How do all of the above acts, regulations and inspection procedures directly impact the adjuster, specifically?

On a property loss claim, it is in the insurance adjuster’s best interest, in conjunction with the constructor and engineers on the claim, to ensure that the owner provides any OHSA-required documents that are already available.

Assessment of loss-related areas can reveal an owner’s non-compliance with several aspects of the OHSA and can reveal that the compliance lies outside of the coverage of insurance policies, which can leave the owner responsible for the associated costs.

The adjuster, the constructor, and/ or the engineers should ensure that the owner is in receipt of any assessment documents that contain recommendations relating to OHSA; this information should not be concealed from the owner. In addition, the constructor should provide proof of disposal — bills of lading, weigh bills, etc. — of designated substances to the adjuster and the owner, since the owner is responsible for the designated substances from the point substances leave the building or property until they reach an appropriate disposal site.
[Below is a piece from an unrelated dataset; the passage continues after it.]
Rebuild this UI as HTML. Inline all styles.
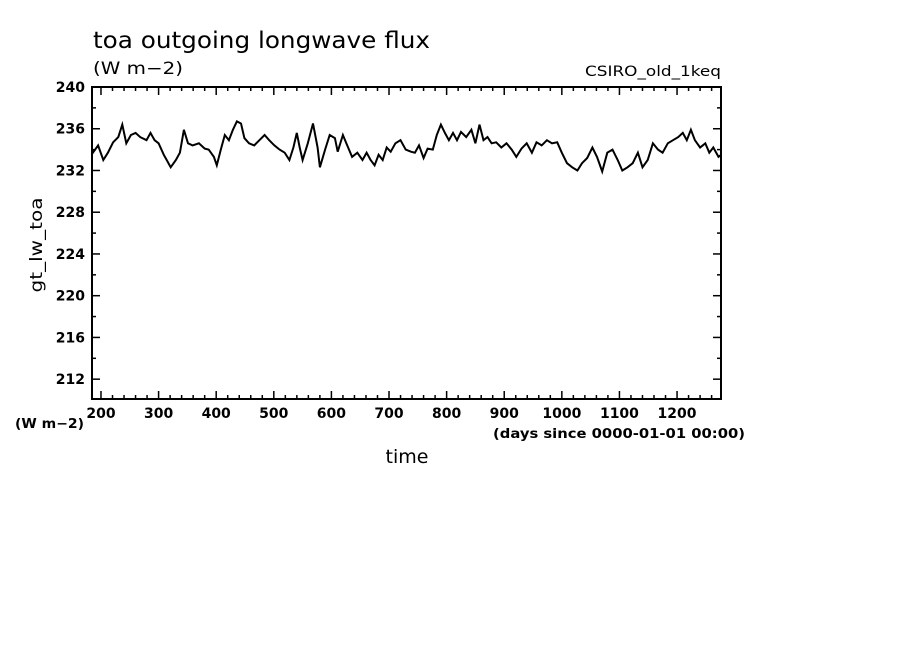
<!DOCTYPE html>
<html><head><meta charset="utf-8"><style>
body{margin:0;background:#fff;}
svg text{font-family:"DejaVu Sans","Liberation Sans",sans-serif;fill:#000;}
</style></head><body>
<svg width="904" height="654" xmlns="http://www.w3.org/2000/svg">
<text x="93" y="48" font-size="23" textLength="337" lengthAdjust="spacingAndGlyphs">toa outgoing longwave flux</text>
<text x="93" y="74" font-size="17" textLength="90" lengthAdjust="spacingAndGlyphs">(W m−2)</text>
<text x="585" y="76" font-size="14" textLength="136" lengthAdjust="spacingAndGlyphs">CSIRO_old_1keq</text>
<text x="15" y="428" font-size="13" font-weight="bold" textLength="69" lengthAdjust="spacingAndGlyphs">(W m−2)</text>
<text x="493" y="438" font-size="13" font-weight="bold" textLength="252" lengthAdjust="spacingAndGlyphs">(days since 0000-01-01 00:00)</text>
<text x="407" y="463" font-size="19" text-anchor="middle">time</text>
<text transform="translate(42,245) rotate(-90)" font-size="17" text-anchor="middle" textLength="95" lengthAdjust="spacingAndGlyphs">gt_lw_toa</text>
<g id="axes"></g>
<defs><clipPath id="clip"><rect x="92" y="87" width="629" height="312"/></clipPath></defs>
<polyline id="series" fill="none" stroke="#000" stroke-width="2" clip-path="url(#clip)"/>
<rect x="92" y="87" width="629" height="312" fill="none" stroke="#000" stroke-width="2"/>
</svg>
<script>
const days=[181,186,195,204,212,221,230,237,244,252,260,268,279,286,293,300,309,314,321,330,337,344,351,359,370,380,387,396,401,408,415,422,429,436,443,449,457,466,475,484,492,501,510,519,527,534,540,545,550,559,568,576,580,589,597,606,611,620,629,636,645,654,661,668,675,682,689,696,703,711,720,729,738,745,752,760,767,776,783,790,797,804,811,818,825,834,843,850,857,864,871,878,886,895,904,913,921,930,939,948,956,965,974,983,992,1000,1009,1018,1027,1035,1044,1053,1061,1070,1079,1088,1097,1105,1114,1123,1132,1140,1149,1158,1167,1175,1184,1193,1202,1210,1217,1224,1231,1240,1249,1256,1263,1272,1281];
const flux=[234.8,233.7,234.4,233.0,233.7,234.7,235.2,236.4,234.6,235.4,235.6,235.2,234.9,235.6,234.9,234.6,233.5,233.0,232.3,233.0,233.7,235.9,234.6,234.4,234.6,234.1,234.0,233.3,232.5,234.0,235.4,234.9,235.9,236.7,236.5,235.1,234.6,234.4,234.9,235.4,234.9,234.4,234.0,233.7,233.0,234.2,235.6,234.2,233.0,234.6,236.5,234.2,232.3,234.0,235.4,235.1,233.8,235.4,234.2,233.3,233.7,233.0,233.7,233.0,232.5,233.5,233.0,234.2,233.8,234.6,234.9,234.0,233.8,233.7,234.4,233.2,234.1,234.0,235.4,236.4,235.6,234.9,235.6,234.9,235.7,235.2,235.9,234.6,236.4,234.9,235.2,234.6,234.7,234.2,234.6,234.0,233.3,234.1,234.6,233.7,234.7,234.4,234.9,234.6,234.7,233.7,232.7,232.3,232.0,232.7,233.2,234.2,233.3,231.9,233.7,234.0,233.0,232.0,232.3,232.7,233.7,232.3,233.0,234.6,234.0,233.7,234.6,234.9,235.2,235.6,234.9,235.9,234.9,234.2,234.6,233.7,234.2,233.3,233.7];
const xTicks=[200,300,400,500,600,700,800,900,1000,1100,1200];
const yTicks=[212,216,220,224,228,232,236,240];
const X0=92,X1=721,Y0=87,Y1=399;
const xMin=184.4,xMax=1276.3,yMin=210.1,yMax=240;
const sx=d=>X0+(d-xMin)/(xMax-xMin)*(X1-X0);
const sy=v=>Y1-(v-yMin)/(yMax-yMin)*(Y1-Y0);
const NS="http://www.w3.org/2000/svg";
const ax=document.getElementById('axes');
function line(x1,y1,x2,y2,name){const l=document.createElementNS(NS,'line');l.setAttribute('x1',x1);l.setAttribute('y1',y1);l.setAttribute('x2',x2);l.setAttribute('y2',y2);l.setAttribute('stroke','#000');l.setAttribute('stroke-width','1.5');


ax.appendChild(l);}
function txt(x,y,s,anchor,name){const t=document.createElementNS(NS,'text');t.setAttribute('x',x);t.setAttribute('y',y);t.setAttribute('font-size','14');t.setAttribute('font-weight','bold');t.setAttribute('text-anchor',anchor);t.textContent=s;


ax.appendChild(t);}
for(let d=200;d<=1270;d+=20){const x=sx(d);const major=d%100===0;const L=major?8:4;
line(x,Y1,x,Y1-L,'x-tick');line(x,Y0,x,Y0+L,'x-tick-top');}
xTicks.forEach(d=>txt(sx(d),418,String(d),'middle','x-tick-label'));
for(let v=212;v<=240;v+=2){const y=sy(v);const major=v%4===0;const L=major?8:4;
line(X0,y,X0+L,y,'y-tick');line(X1,y,X1-L,y,'y-tick-right');}
yTicks.forEach(v=>txt(85,sy(v)+5,String(v),'end','y-tick-label'));
let pts=[];for(let i=0;i<days.length;i++){pts.push(sx(days[i]).toFixed(1)+','+sy(flux[i]).toFixed(1));}
document.getElementById('series').setAttribute('points',pts.join(' '));
</script>
</body></html>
The OHSA referenced above is applicable only to the province of Ontario, but each province administers its own act, designated substances regulations, and hazardous materials regulations. There are differences among the provinces, though many do require surveys for specific designated substances or hazardous materials as part of a renovation project, under which a property loss falls.

All parties involved in assessment and remediation of property losses needs to be aware of their duties under the law, as well as the associated rules, so that they can best protect themselves personally as well as legally.